Following the tour, Linda Kiisk, AIA led us through a playful and informative talk about the way architects “see” compared to other professions and members of the population. We were asked to draw what we saw from a photograph of a tissue box. The drawing exercise was a way to assess our unique visualization and learning styles. According to Linda, architects tend to see in 3D and see an object as it relates to the space around it. Others who are more detail oriented see the pattern on the box and are less focused on the dimensions of the object.
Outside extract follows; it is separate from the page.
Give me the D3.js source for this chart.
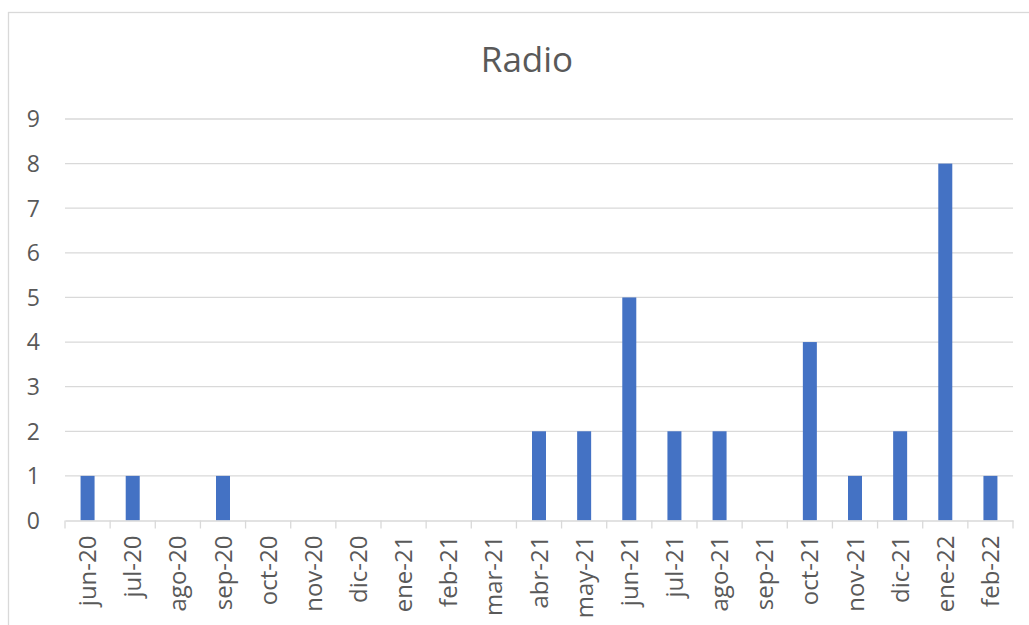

They tend to see in 2D. Knowing this allows architects to successfully modify their communication techniques and design solutions to respond to the needs of a broader population.
These are the primary ways in which people see objects, but in the course of her research she has found up to five different ways that people see the world around us. Depending on your client’s learning style, those that see more 2D may prefer straight lines and very clean design. If they see 3D,they usually prefer curved lines and arched windows. By knowing this, you can begin to get an idea of what a client will respond to and look for in a design.
Linda Kiisk, AIA is president-elect of the National Architectural Accrediting Board (NAAB). As a faculty member at various academic institutions, she focused her research on how brain differences affected design. She holds a Master of Architecture from the University of Pennsylvania and is a Fulbright Scholar.